Task instructions
Repeat all the material exactly; pictures stay out of your copy.
··· Source excerpt
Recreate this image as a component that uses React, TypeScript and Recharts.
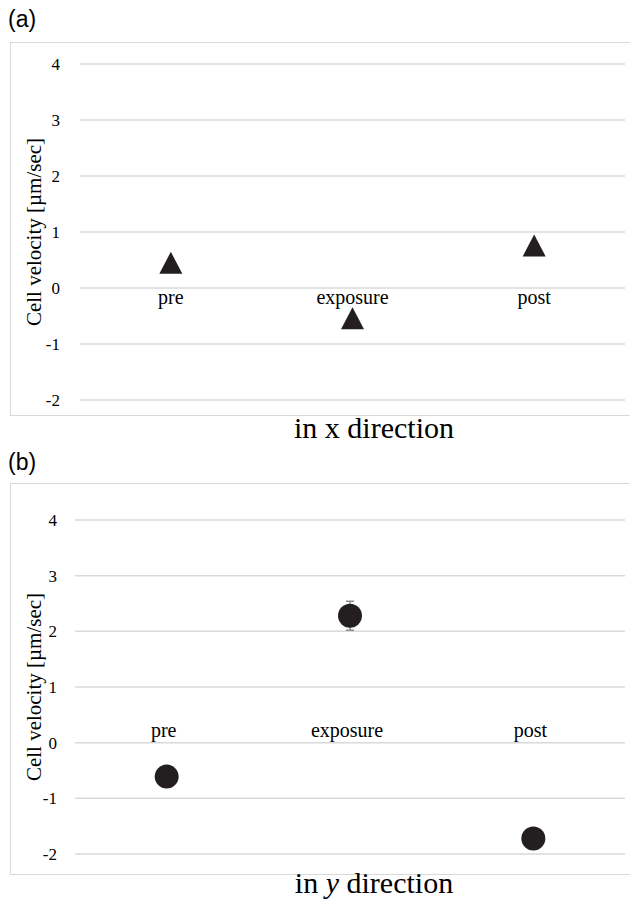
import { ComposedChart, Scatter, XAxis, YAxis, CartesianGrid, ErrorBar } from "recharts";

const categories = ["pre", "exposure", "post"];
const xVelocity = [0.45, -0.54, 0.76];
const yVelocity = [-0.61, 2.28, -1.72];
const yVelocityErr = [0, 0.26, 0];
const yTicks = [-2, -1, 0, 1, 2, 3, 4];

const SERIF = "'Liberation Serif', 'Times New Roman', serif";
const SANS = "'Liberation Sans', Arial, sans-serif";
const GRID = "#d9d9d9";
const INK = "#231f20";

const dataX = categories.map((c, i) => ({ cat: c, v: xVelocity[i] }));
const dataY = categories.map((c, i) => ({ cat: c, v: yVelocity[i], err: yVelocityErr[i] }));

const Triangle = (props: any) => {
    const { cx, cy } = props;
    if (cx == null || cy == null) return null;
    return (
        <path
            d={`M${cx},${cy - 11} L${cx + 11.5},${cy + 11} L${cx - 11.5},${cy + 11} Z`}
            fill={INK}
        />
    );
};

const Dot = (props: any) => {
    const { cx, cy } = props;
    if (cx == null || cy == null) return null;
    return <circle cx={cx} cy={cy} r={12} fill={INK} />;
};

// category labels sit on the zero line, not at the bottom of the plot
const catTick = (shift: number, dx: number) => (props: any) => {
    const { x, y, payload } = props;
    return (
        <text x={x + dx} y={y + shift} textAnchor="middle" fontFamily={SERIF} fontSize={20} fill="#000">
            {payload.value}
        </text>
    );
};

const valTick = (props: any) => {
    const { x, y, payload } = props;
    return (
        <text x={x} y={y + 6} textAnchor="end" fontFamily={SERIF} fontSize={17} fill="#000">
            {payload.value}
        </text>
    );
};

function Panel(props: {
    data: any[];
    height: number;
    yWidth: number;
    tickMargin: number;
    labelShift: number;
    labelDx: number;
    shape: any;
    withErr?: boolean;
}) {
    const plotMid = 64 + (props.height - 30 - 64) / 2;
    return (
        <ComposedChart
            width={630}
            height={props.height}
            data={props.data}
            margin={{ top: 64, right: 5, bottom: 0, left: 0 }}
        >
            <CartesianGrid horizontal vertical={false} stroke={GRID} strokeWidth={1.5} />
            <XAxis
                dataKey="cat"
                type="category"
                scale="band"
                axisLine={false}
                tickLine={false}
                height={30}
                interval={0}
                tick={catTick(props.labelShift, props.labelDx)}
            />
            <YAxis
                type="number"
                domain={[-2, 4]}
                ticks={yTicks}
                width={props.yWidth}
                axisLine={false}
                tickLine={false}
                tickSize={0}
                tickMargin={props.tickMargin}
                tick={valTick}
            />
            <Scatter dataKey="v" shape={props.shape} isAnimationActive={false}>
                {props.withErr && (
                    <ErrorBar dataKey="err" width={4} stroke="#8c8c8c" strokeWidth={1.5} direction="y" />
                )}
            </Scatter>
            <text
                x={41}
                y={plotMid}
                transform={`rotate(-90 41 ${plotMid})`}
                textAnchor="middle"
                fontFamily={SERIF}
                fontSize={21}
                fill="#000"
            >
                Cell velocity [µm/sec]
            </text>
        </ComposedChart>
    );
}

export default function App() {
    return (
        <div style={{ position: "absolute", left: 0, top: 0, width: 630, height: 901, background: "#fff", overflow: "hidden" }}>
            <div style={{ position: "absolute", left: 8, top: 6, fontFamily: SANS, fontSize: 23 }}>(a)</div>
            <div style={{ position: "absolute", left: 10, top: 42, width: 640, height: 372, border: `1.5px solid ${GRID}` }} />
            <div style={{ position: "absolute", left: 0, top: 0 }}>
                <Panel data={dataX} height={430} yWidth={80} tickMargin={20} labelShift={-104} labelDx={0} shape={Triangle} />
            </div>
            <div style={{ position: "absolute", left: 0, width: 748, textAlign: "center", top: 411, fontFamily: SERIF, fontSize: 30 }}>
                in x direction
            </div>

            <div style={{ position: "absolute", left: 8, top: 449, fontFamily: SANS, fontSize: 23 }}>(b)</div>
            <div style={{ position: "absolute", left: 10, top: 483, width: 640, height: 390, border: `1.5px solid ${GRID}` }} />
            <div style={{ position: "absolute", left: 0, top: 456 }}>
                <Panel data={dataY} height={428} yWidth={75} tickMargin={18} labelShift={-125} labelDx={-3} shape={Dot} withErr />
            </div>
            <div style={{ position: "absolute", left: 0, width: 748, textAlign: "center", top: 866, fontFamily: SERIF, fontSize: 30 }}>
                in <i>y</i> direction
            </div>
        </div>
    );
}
······
Result
Recreate this image as a component that uses React, TypeScript and Recharts.
import { ComposedChart, Scatter, XAxis, YAxis, CartesianGrid, ErrorBar } from "recharts";

const categories = ["pre", "exposure", "post"];
const xVelocity = [0.45, -0.54, 0.76];
const yVelocity = [-0.61, 2.28, -1.72];
const yVelocityErr = [0, 0.26, 0];
const yTicks = [-2, -1, 0, 1, 2, 3, 4];

const SERIF = "'Liberation Serif', 'Times New Roman', serif";
const SANS = "'Liberation Sans', Arial, sans-serif";
const GRID = "#d9d9d9";
const INK = "#231f20";

const dataX = categories.map((c, i) => ({ cat: c, v: xVelocity[i] }));
const dataY = categories.map((c, i) => ({ cat: c, v: yVelocity[i], err: yVelocityErr[i] }));

const Triangle = (props: any) => {
    const { cx, cy } = props;
    if (cx == null || cy == null) return null;
    return (
        <path
            d={`M${cx},${cy - 11} L${cx + 11.5},${cy + 11} L${cx - 11.5},${cy + 11} Z`}
            fill={INK}
        />
    );
};

const Dot = (props: any) => {
    const { cx, cy } = props;
    if (cx == null || cy == null) return null;
    return <circle cx={cx} cy={cy} r={12} fill={INK} />;
};

// category labels sit on the zero line, not at the bottom of the plot
const catTick = (shift: number, dx: number) => (props: any) => {
    const { x, y, payload } = props;
    return (
        <text x={x + dx} y={y + shift} textAnchor="middle" fontFamily={SERIF} fontSize={20} fill="#000">
            {payload.value}
        </text>
    );
};

const valTick = (props: any) => {
    const { x, y, payload } = props;
    return (
        <text x={x} y={y + 6} textAnchor="end" fontFamily={SERIF} fontSize={17} fill="#000">
            {payload.value}
        </text>
    );
};

function Panel(props: {
    data: any[];
    height: number;
    yWidth: number;
    tickMargin: number;
    labelShift: number;
    labelDx: number;
    shape: any;
    withErr?: boolean;
}) {
    const plotMid = 64 + (props.height - 30 - 64) / 2;
    return (
        <ComposedChart
            width={630}
            height={props.height}
            data={props.data}
            margin={{ top: 64, right: 5, bottom: 0, left: 0 }}
        >
            <CartesianGrid horizontal vertical={false} stroke={GRID} strokeWidth={1.5} />
            <XAxis
                dataKey="cat"
                type="category"
                scale="band"
                axisLine={false}
                tickLine={false}
                height={30}
                interval={0}
                tick={catTick(props.labelShift, props.labelDx)}
            />
            <YAxis
                type="number"
                domain={[-2, 4]}
                ticks={yTicks}
                width={props.yWidth}
                axisLine={false}
                tickLine={false}
                tickSize={0}
                tickMargin={props.tickMargin}
                tick={valTick}
            />
            <Scatter dataKey="v" shape={props.shape} isAnimationActive={false}>
                {props.withErr && (
                    <ErrorBar dataKey="err" width={4} stroke="#8c8c8c" strokeWidth={1.5} direction="y" />
                )}
            </Scatter>
            <text
                x={41}
                y={plotMid}
                transform={`rotate(-90 41 ${plotMid})`}
                textAnchor="middle"
                fontFamily={SERIF}
                fontSize={21}
                fill="#000"
            >
                Cell velocity [µm/sec]
            </text>
        </ComposedChart>
    );
}

export default function App() {
    return (
        <div style={{ position: "absolute", left: 0, top: 0, width: 630, height: 901, background: "#fff", overflow: "hidden" }}>
            <div style={{ position: "absolute", left: 8, top: 6, fontFamily: SANS, fontSize: 23 }}>(a)</div>
            <div style={{ position: "absolute", left: 10, top: 42, width: 640, height: 372, border: `1.5px solid ${GRID}` }} />
            <div style={{ position: "absolute", left: 0, top: 0 }}>
                <Panel data={dataX} height={430} yWidth={80} tickMargin={20} labelShift={-104} labelDx={0} shape={Triangle} />
            </div>
            <div style={{ position: "absolute", left: 0, width: 748, textAlign: "center", top: 411, fontFamily: SERIF, fontSize: 30 }}>
                in x direction
            </div>

            <div style={{ position: "absolute", left: 8, top: 449, fontFamily: SANS, fontSize: 23 }}>(b)</div>
            <div style={{ position: "absolute", left: 10, top: 483, width: 640, height: 390, border: `1.5px solid ${GRID}` }} />
            <div style={{ position: "absolute", left: 0, top: 456 }}>
                <Panel data={dataY} height={428} yWidth={75} tickMargin={18} labelShift={-125} labelDx={-3} shape={Dot} withErr />
            </div>
            <div style={{ position: "absolute", left: 0, width: 748, textAlign: "center", top: 866, fontFamily: SERIF, fontSize: 30 }}>
                in <i>y</i> direction
            </div>
        </div>
    );
}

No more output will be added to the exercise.